Packaging
Domino Printing: 2010 Results
Wednesday 15. December 2010 - From the Preliminary Statement for the year ended 31 October 2010
2010 2009 Change
Revenue £300.0m £256.1m +17%
Operating profit before amortisation and exceptional costs
(note 9) £54.5m £35.7m +53%
Profit before taxation £52.1m £28.0m +86%
Underlying profit before taxation (note 9) £54.7m £35.7m +53%
Net cash inflow from operating activities before taxation £59.7m £45.4m +32%
Basic earnings per share 34.25p 17.81p +92%
Basic underlying earnings per share (note 2) 36.05p 23.68p +52%
Dividends per share 15.62p 13.02p +20%
Highlights
Record sales and our 32nd consecutive year of revenue growth
Unit sales volumes recovered strongly with growth of 30 per cent
Benefit of prior year restructuring demonstrated in improved gross and net profit margins
Investment in Research and Development increased by 36 per cent
Record underlying profit before taxation (note 9)
Dividend increased by 20 per cent, the 25th consecutive year of increase since flotation
Peter Byrom, Chairman, commented “In improved economic conditions the Group has generated an increase in sales of 17 per cent of which 16 per cent is underlying growth in our core business and 1 per cent is attributable to acquisitions made in 2009.
“Our customers increased their capital expenditure in 2010 resulting in increased demand for our equipment. Unit sales volumes have grown by 30 per cent compared to the corresponding period last year. Demand for our fluids and other consumables also increased as customers’ production output levels rose.
“Sales growth has been achieved in all geographic regions and across the full product range with strongest growth in the newly acquired product technologies.
“The results for the year reflect the benefits from actions taken in 2009 to consolidate our operations and restructure the Group. Gross margins rose from 46.4 per cent to 49.7 per cent and operating returns increased to 18.2 per cent.
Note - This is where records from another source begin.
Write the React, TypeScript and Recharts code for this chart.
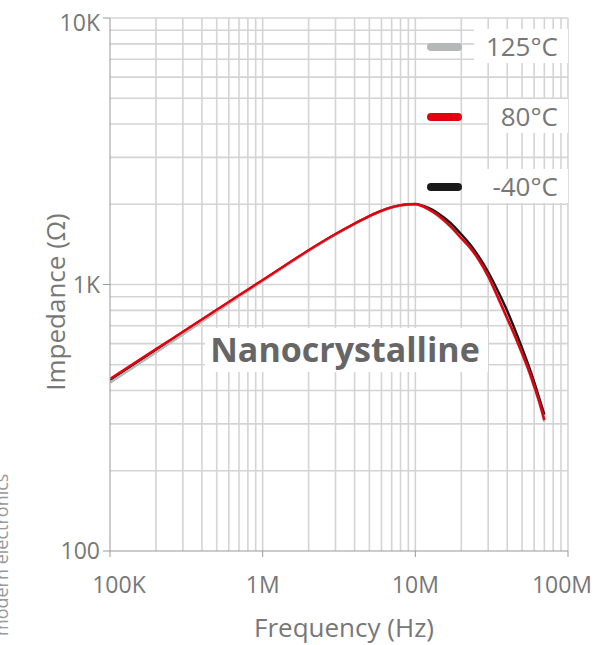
import React from 'react';
import { LineChart, Line, XAxis, YAxis, ReferenceLine, Legend } from 'recharts';

// frequency points (Hz) and impedance readings (ohm) per temperature
const freqs = [1e5, 2e5, 3e5, 5e5, 7e5, 1e6, 1.5e6, 2e6, 3e6, 4e6, 5e6, 6e6, 7e6, 8e6, 9e6, 1e7, 1.1e7, 1.2e7, 1.4e7, 1.7e7, 2e7, 2.3e7, 2.6e7, 3e7, 3.5e7, 4e7, 4.5e7, 5e7, 5.5e7, 6e7, 6.5e7, 7e7];
const z125 = [428, 556, 650, 790, 899, 1028, 1200, 1336, 1540, 1688, 1803, 1887, 1943, 1977, 1993, 1996, 1966, 1920, 1813, 1645, 1487, 1362, 1235, 1070, 882, 742, 636, 548, 477, 412, 357, 306];
const z80 = [442, 572, 665, 804, 911, 1040, 1210, 1345, 1547, 1693, 1807, 1891, 1947, 1981, 1997, 2000, 1972, 1927, 1822, 1651, 1493, 1369, 1241, 1075, 887, 746, 640, 552, 481, 416, 361, 310];
const zMinus40 = [438, 568, 661, 800, 907, 1035, 1206, 1341, 1543, 1690, 1805, 1890, 1948, 1984, 2002, 2005, 1979, 1945, 1855, 1701, 1543, 1407, 1275, 1114, 937, 795, 675, 578, 499, 431, 372, 325];

const xTicks = [1e5, 1e6, 1e7, 1e8];
const yTicks = [100, 1000, 10000];
const xGrid = [2e5, 3e5, 4e5, 5e5, 6e5, 7e5, 8e5, 9e5, 1e6, 2e6, 3e6, 4e6, 5e6, 6e6, 7e6, 8e6, 9e6, 1e7, 2e7, 3e7, 4e7, 5e7, 6e7, 7e7, 8e7, 9e7, 1e8];
const yGrid = [200, 300, 400, 500, 600, 700, 800, 900, 1000, 2000, 3000, 4000, 5000, 6000, 7000, 8000, 9000, 10000];
const legendOrder = ['125°C', '80°C', '-40°C'];

const toRows = (vals: number[]) => freqs.map((f, i) => ({ f, v: vals[i] }));

const fmt = (v: number) => {
  if (v >= 1e6) return `${v / 1e6}M`;
  if (v >= 1e3) return `${v / 1e3}K`;
  return `${v}`;
};

const FONT = '"Open Sans", sans-serif';
const GRID = '#d4d4d4';

function XTick({ x, y, payload, index }: any) {
  // outer labels sit a bit inwards in the original
  const dx = index === 0 ? 9 : index === xTicks.length - 1 ? -4 : 0;
  return (
    <text x={x + dx} y={y} dy="0.71em" textAnchor="middle" fill="#777" fontSize={23}>
      {fmt(payload.value)}
    </text>
  );
}

function YTick({ x, y, payload }: any) {
  const dy = payload.value === 10000 ? 5 : 0;
  return (
    <text x={x} y={y + dy} dy="0.355em" textAnchor="end" fill="#777" fontSize={23}>
      {fmt(payload.value)}
    </text>
  );
}

function LegendBox({ payload }: any) {
  const items = [...(payload ?? [])].sort(
    (a: any, b: any) => legendOrder.indexOf(a.value) - legendOrder.indexOf(b.value)
  );
  return (
    <div style={{ position: 'relative', width: 602, height: 0, fontFamily: FONT }}>
      {items.map((it: any, i: number) => {
        const cy = 47 + i * 70;
        return (
          <React.Fragment key={it.value}>
            <div
              style={{
                position: 'absolute',
                left: 427,
                top: cy - 4,
                width: 35,
                height: 8,
                borderRadius: 4,
                background: it.color,
              }}
            />
            <div
              style={{
                position: 'absolute',
                right: 34,
                top: cy - 18,
                height: 34,
                lineHeight: '34px',
                padding: '0 10px 0 12px',
                background: '#fff',
                color: '#777',
                fontSize: 26,
                whiteSpace: 'nowrap',
              }}
            >
              {it.value}
            </div>
          </React.Fragment>
        );
      })}
    </div>
  );
}

export default function App() {
  return (
    <div style={{ position: 'absolute', left: 0, top: 0, width: 602, height: 645, background: '#fff' }}>
      <LineChart
        width={602}
        height={645}
        margin={{ top: 18, right: 34, left: 50, bottom: 44 }}
        style={{ fontFamily: FONT }}
      >
        {xGrid.map((v) => (
          <ReferenceLine key={`x${v}`} x={v} stroke={GRID} strokeWidth={1.6} zIndex={-50} />
        ))}
        {yGrid.map((v) => (
          <ReferenceLine key={`y${v}`} y={v} stroke={GRID} strokeWidth={1.6} zIndex={-50} />
        ))}
        <XAxis
          dataKey="f"
          type="number"
          scale="log"
          domain={[1e5, 1e8]}
          ticks={xTicks}
          tick={<XTick />}
          allowDataOverflow
          height={50}
          stroke="#999"
          tickSize={6}
          tickMargin={20}
        />
        <YAxis
          type="number"
          scale="log"
          domain={[100, 10000]}
          ticks={yTicks}
          tick={<YTick />}
          allowDataOverflow
          width={60}
          stroke="#999"
          tickSize={7}
          tickMargin={3}
        />
        <Legend
          content={<LegendBox />}
          layout="horizontal"
          verticalAlign="middle"
          align="center"
          wrapperStyle={{ left: 0, top: 0, width: 602, height: 0 }}
        />
        <Line
          data={toRows(zMinus40)}
          dataKey="v"
          name="-40°C"
          type="monotone"
          stroke="#1a1a1a"
          strokeWidth={2.5}
          dot={false}
          isAnimationActive={false}
        />
        <Line
          data={toRows(z125)}
          dataKey="v"
          name="125°C"
          type="monotone"
          stroke="#b4b8b8"
          strokeWidth={2.5}
          dot={false}
          isAnimationActive={false}
        />
        <Line
          data={toRows(z80)}
          dataKey="v"
          name="80°C"
          type="monotone"
          stroke="#e3000f"
          strokeWidth={2.5}
          dot={false}
          isAnimationActive={false}
        />
      </LineChart>
      <svg
        width={602}
        height={645}
        style={{ position: 'absolute', left: 0, top: 0, pointerEvents: 'none', fontFamily: FONT }}
      >
        <rect x={205} y={328} width={283} height={44} fill="#fff" />
        <text x={345} y={362} textAnchor="middle" fontSize={34} fontWeight={700} fill="#666">
          Nanocrystalline
        </text>
        <text
          x={55}
          y={302}
          transform="rotate(-90 55 302)"
          textAnchor="middle"
          dominantBaseline="central"
          fontSize={26}
          fill="#777"
        >
          Impedance (Ω)
        </text>
        <text x={344} y={627} textAnchor="middle" dominantBaseline="central" fontSize={26} fill="#777">
          Frequency (Hz)
        </text>
        <text x={8} y={636} transform="rotate(-90 8 636)" fontSize={18} fill="#999">
          modern electronics
        </text>
      </svg>
    </div>
  );
}
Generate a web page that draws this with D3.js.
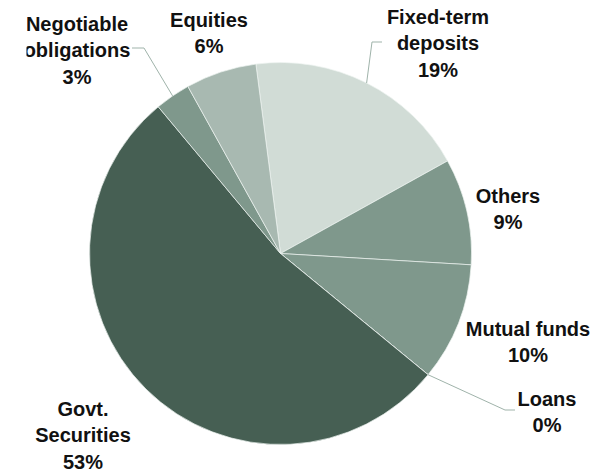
<!DOCTYPE html>
<html>
<head>
<meta charset="utf-8">
<script src="https://cdn.jsdelivr.net/npm/d3@7"></script>
<style>
  html, body { margin: 0; padding: 0; background: #fff; }
  svg { display: block; }
  text { font-family: "Liberation Sans", Arial, sans-serif; font-weight: bold; fill: #111; }
</style>
</head>
<body>
<svg id="chart" width="603" height="472"></svg>
<script>
// Portfolio composition, clockwise from the top
const categories = ["Fixed-term deposits", "Others", "Mutual funds", "Loans", "Govt. Securities", "Negotiable obligations", "Equities"];
const shares = [19, 9, 10, 0, 53, 3, 6];
const labelLines = [
  ["Fixed-term", "deposits"],
  ["Others"],
  ["Mutual funds"],
  ["Loans"],
  ["Govt.", "Securities"],
  ["Negotiable", "obligations"],
  ["Equities"]
];

const colors = ["#d1dcd6", "#7f988c", "#7f988c", "#7f988c", "#465f53", "#7f988c", "#a8b9b1"];

// label anchor (centre x, first baseline y) and leader-line routing
const labelLayout = [
  { x: 438, y: 24, leader: [[382, 42], [372, 42]] },
  { x: 508, y: 203 },
  { x: 528, y: 336 },
  { x: 547, y: 406, leader: [[515, 410], [505, 410]] },
  { x: 83, y: 416 },
  { x: 77, y: 31, leader: [[132, 48], [144, 48]], clipLeft: 26.5 },
  { x: 209, y: 27 }
];

const cx = 280.5, cy = 253.5, radius = 191;
const startDeg = -7.4;
const lineHeight = 26.3;

const svg = d3.select("#chart");

const pie = d3.pie().sort(null).value(d => d)
  .startAngle(startDeg * Math.PI / 180)
  .endAngle((startDeg + 360) * Math.PI / 180);
const arcs = pie(shares);

const arc = d3.arc().innerRadius(0).outerRadius(radius);

const g = svg.append("g").attr("transform", `translate(${cx},${cy})`);

g.selectAll("path.slice")
  .data(arcs)
  .enter().append("path")
  .attr("class", "slice")
  .attr("d", arc)
  .attr("fill", (d, i) => colors[i])
  .attr("stroke", "#eef3f0")
  .attr("stroke-width", 0.7)
  .attr("stroke-linejoin", "round");

// leader lines: from the slice's mid-angle on the rim to the label
arcs.forEach((d, i) => {
  const lay = labelLayout[i];
  if (!lay.leader) return;
  const mid = (d.startAngle + d.endAngle) / 2;
  const rim = [cx + radius * Math.sin(mid), cy - radius * Math.cos(mid)];
  const pts = [rim, ...lay.leader.slice().reverse()];
  svg.append("path")
    .attr("d", d3.line()(pts))
    .attr("fill", "none")
    .attr("stroke", "#9fb3aa")
    .attr("stroke-width", 1);
});

// labels: name lines followed by the percentage
const defs = svg.append("defs");
arcs.forEach((d, i) => {
  const lay = labelLayout[i];
  const lines = labelLines[i].concat([d3.format(".0f")(shares[i]) + "%"]);
  const t = svg.append("text")
    .attr("text-anchor", "middle")
    .attr("font-size", 20);
  if (lay.clipLeft !== undefined) {
    const id = "clip" + i;
    defs.append("clipPath").attr("id", id)
      .append("rect").attr("x", lay.clipLeft).attr("y", 0).attr("width", 603).attr("height", 472);
    t.attr("clip-path", `url(#${id})`);
  }
  lines.forEach((s, k) => {
    t.append("tspan").attr("x", lay.x).attr("y", lay.y + k * lineHeight).text(s);
  });
});
</script>
</body>
</html>
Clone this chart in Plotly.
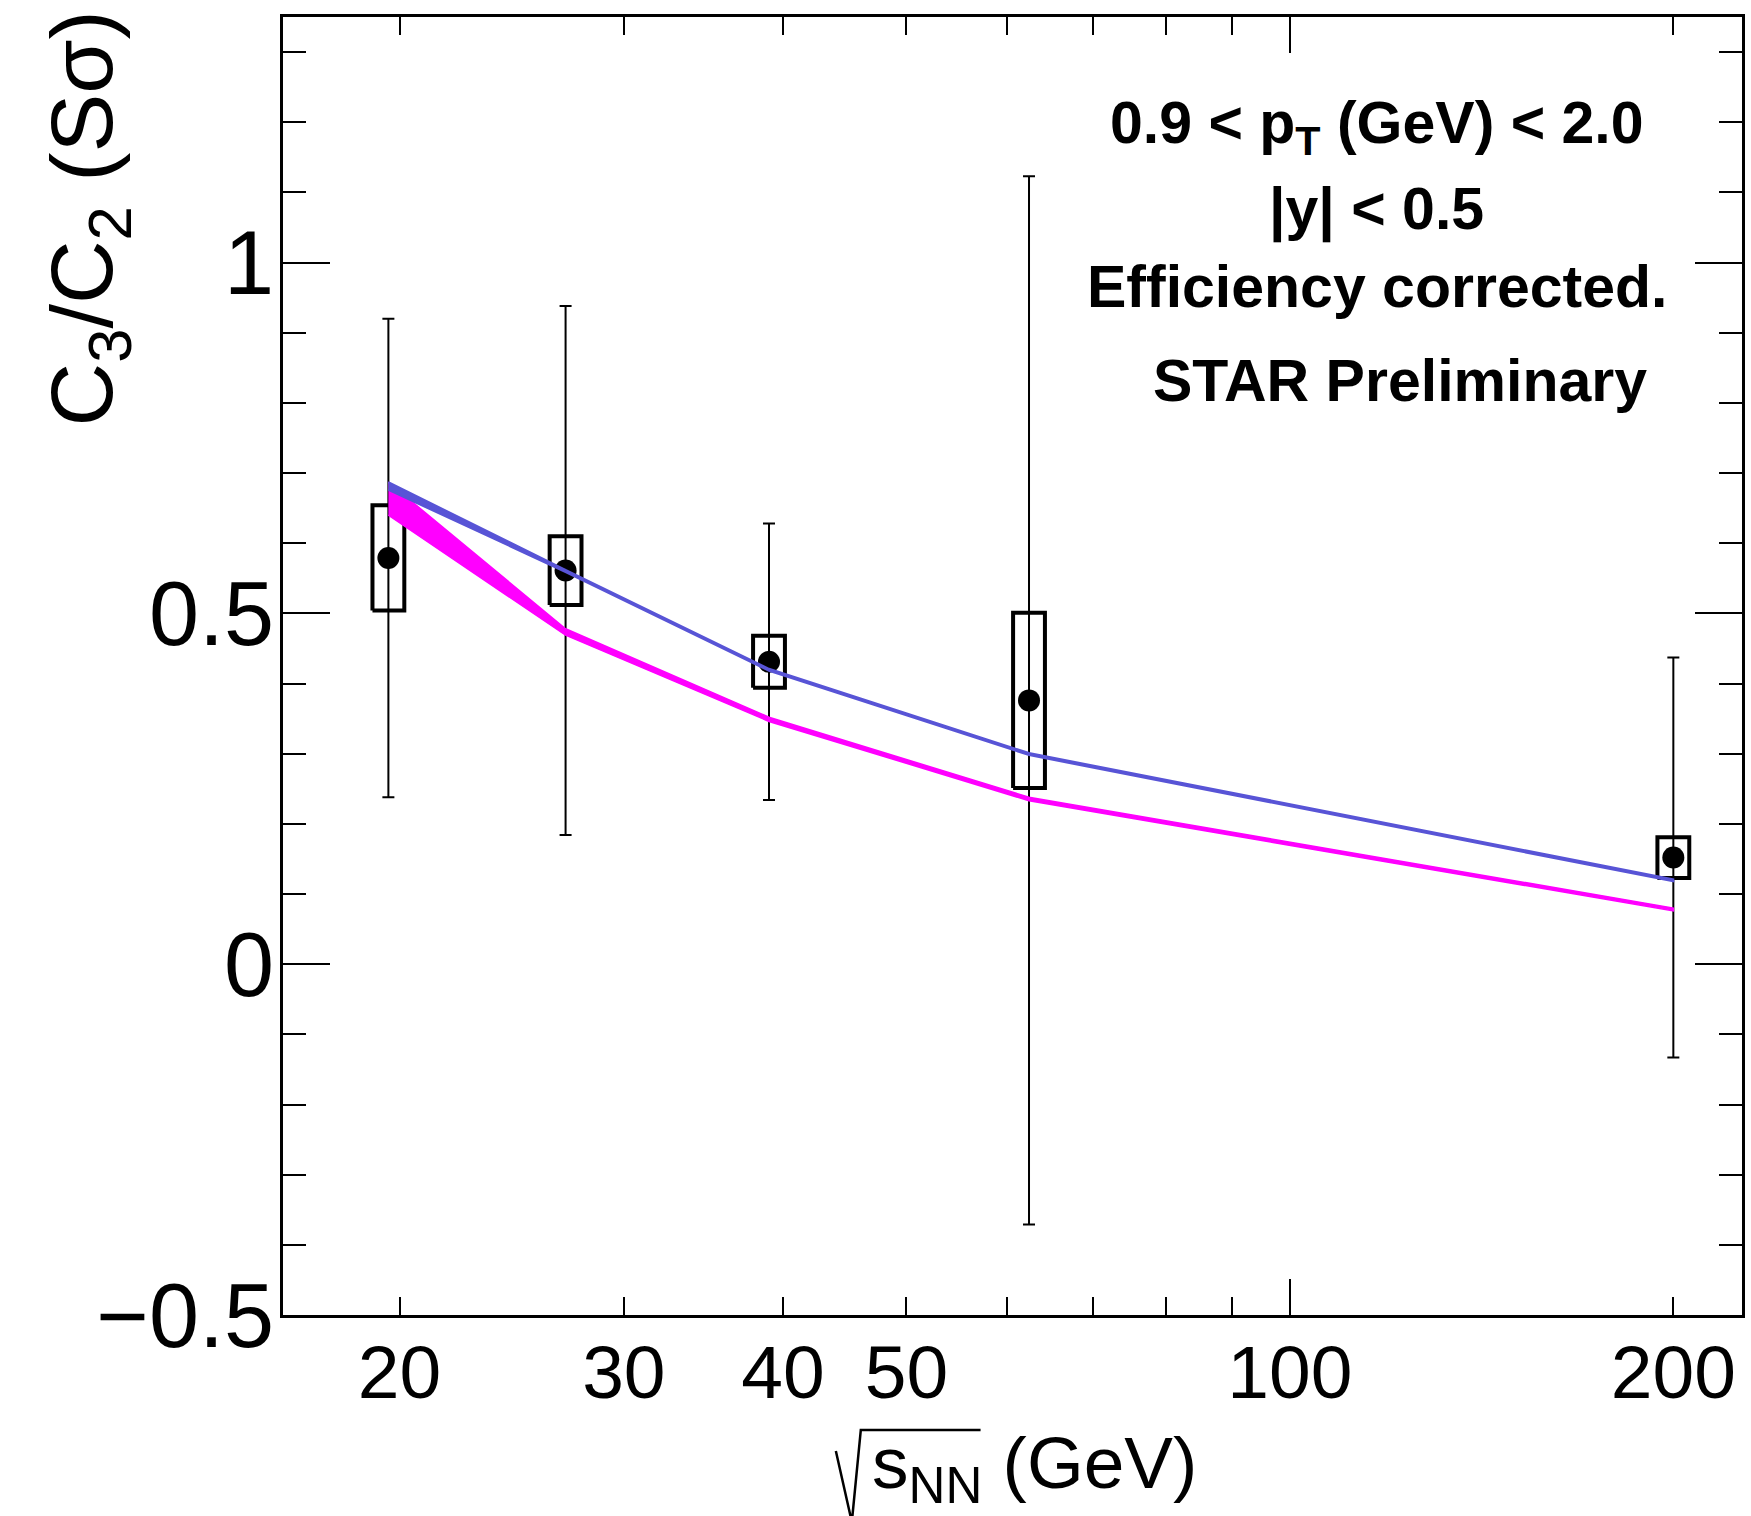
import plotly.graph_objects as go

# ---------------- data ----------------
energy = [19.6, 27, 39, 62.4, 200]
c3c2 = [0.579, 0.561, 0.431, 0.376, 0.152]
stat_err = [0.341, 0.377, 0.197, 0.747, 0.285]
sys_err = [0.075, 0.049, 0.037, 0.125, 0.029]

model_energy = [19.6, 27, 39, 62.4, 200]
blue_hi = [0.687, 0.562, 0.421, 0.301, 0.121]
blue_lo = [0.676, 0.559, 0.418, 0.298, 0.118]
mag_hi = [0.687, 0.478, 0.352, 0.238, 0.080]
mag_lo = [0.640, 0.469, 0.346, 0.233, 0.076]

x_label_vals = [20, 30, 40, 50, 100, 200]
x_label_text = ["20", "30", "40", "50", "100", "200"]
x_minor_vals = [60, 70, 80, 90]
x_major_vals = [100]

FONT = "Liberation Sans, Arial, Helvetica, sans-serif"
BLUE = "rgb(88,84,214)"
MAG = "rgb(255,0,255)"

W, H = 1751, 1516
ML, MR, MT, MB = 283, 6, 17, 201

# systematic boxes (half-width in log10 units)
HW = 0.0125
bx, by = [], []
for e, c, s in zip(energy, c3c2, sys_err):
    xl, xr = e * 10 ** (-HW), e * 10 ** HW
    bx += [xl, xr, xr, xl, xl, None]
    by += [c - s, c - s, c + s, c + s, c - s, None]

fig = go.Figure()

fig.add_trace(go.Scatter(x=bx, y=by, mode="lines",
                         line=dict(color="black", width=4),
                         showlegend=False, hoverinfo="skip"))

fig.add_trace(go.Scatter(x=energy, y=c3c2, mode="markers",
                         marker=dict(color="black", size=22),
                         error_y=dict(type="data", array=stat_err, visible=True,
                                      color="black", thickness=2, width=6),
                         showlegend=False))

# model bands (on overlay axes, drawn above data)
fig.add_trace(go.Scatter(x=model_energy + model_energy[::-1],
                         y=mag_hi + mag_lo[::-1], mode="lines",
                         fill="toself", fillcolor=MAG,
                         line=dict(color=MAG, width=1.5),
                         xaxis="x2", showlegend=False))
fig.add_trace(go.Scatter(x=model_energy + model_energy[::-1],
                         y=blue_hi + blue_lo[::-1], mode="lines",
                         fill="toself", fillcolor=BLUE,
                         line=dict(color=BLUE, width=2),
                         xaxis="x3", showlegend=False))

xrange = [1.20952, 2.35493]
common_x = dict(type="log", range=xrange, showgrid=False, zeroline=False,
                ticks="inside", tickwidth=2, tickcolor="black",
                showline=True, linewidth=3, linecolor="black", mirror="ticks")

fig.update_layout(
    width=W, height=H,
    margin=dict(l=ML, r=MR, t=MT, b=MB, pad=0),
    paper_bgcolor="white", plot_bgcolor="white",
    font=dict(family=FONT, color="black"),
    xaxis=dict(**common_x, tickmode="array", tickvals=x_label_vals,
               ticktext=x_label_text, ticklen=18,
               tickfont=dict(family=FONT, size=75), ticklabelstandoff=-10),
    xaxis2=dict(**common_x, overlaying="x", anchor="y", side="bottom",
                tickmode="array", tickvals=x_minor_vals, ticklen=18,
                showticklabels=False),
    xaxis3=dict(**common_x, overlaying="x", anchor="y", side="bottom",
                tickmode="array", tickvals=x_major_vals, ticklen=36,
                showticklabels=False),
    yaxis=dict(range=[-0.5, 1.35], showgrid=False, zeroline=False,
               tickmode="linear", tick0=0, dtick=0.5,
               ticks="inside", ticklen=47, tickwidth=2, tickcolor="black",
               minor=dict(dtick=0.1, tick0=0, ticks="inside", ticklen=23,
                          tickwidth=2, tickcolor="black", showgrid=False),
               showline=True, linewidth=3, linecolor="black", mirror="ticks",
               tickfont=dict(family=FONT, size=90), ticklabelstandoff=-12),
)


def px_x(px):
    return (px - ML) / (W - ML - MR)


def px_y(py):
    return (H - MB - py) / (H - MT - MB)


ann_font = dict(family=FONT, size=59, color="black")
texts = [
    ("<b>0.9 &lt; p<sub>T</sub> (GeV) &lt; 2.0</b>", 1379, 127),
    ("<b>|y| &lt; 0.5</b>", 1379, 210),
    ("<b>Efficiency corrected.</b>", 1379, 287),
    ("<b>STAR Preliminary</b>", 1402, 381),
]
for t, x, y in texts:
    fig.add_annotation(text=t, x=px_x(x), y=px_y(y), xref="paper", yref="paper",
                       xanchor="center", yanchor="middle", showarrow=False,
                       font=ann_font)

# y title
fig.add_annotation(text="C<sub>3</sub>/C<sub>2</sub> (Sσ)", textangle=-90,
                   x=px_x(88), y=px_y(218), xref="paper", yref="paper",
                   xanchor="center", yanchor="middle", showarrow=False,
                   font=dict(family=FONT, size=88, color="black"))

# x title: radical drawn as a path, text after it
fig.add_annotation(text="s<sub>NN</sub> (GeV)",
                   x=px_x(871), y=px_y(1468), xref="paper", yref="paper",
                   xanchor="left", yanchor="middle", showarrow=False,
                   font=dict(family=FONT, size=73, color="black"))
rad = [(837, 1451), (853, 1522), (862, 1430), (982, 1430)]
path = "M " + " L ".join(f"{px_x(a):.5f},{px_y(b):.5f}" for a, b in rad)
fig.add_shape(type="path", xref="paper", yref="paper", path=path,
              line=dict(color="black", width=2.5))

fig.write_html("out.html")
“We have made significant additional investment in Research and Development. The first output from this investment was the launch of a new range of primary package coding equipment at Salon d’Emballage, an exhibition in France in November 2010. This industry leading, innovative product range will be introduced across our entire sales network during the early part of 2011.
“During the year we have increased the headcount of the Group by approximately 5 per cent. The majority of new staff are in our sales channels, increasing our capacity to capitalise on the opportunities in Asia and to promote our new products.
“The Group has a strong balance sheet and increased its net cash balances to £49.5 million at year end.
“The combination of an exciting range of new products and additional investment in selling and marketing, together with a strong balance sheet, gives us confidence in the future.”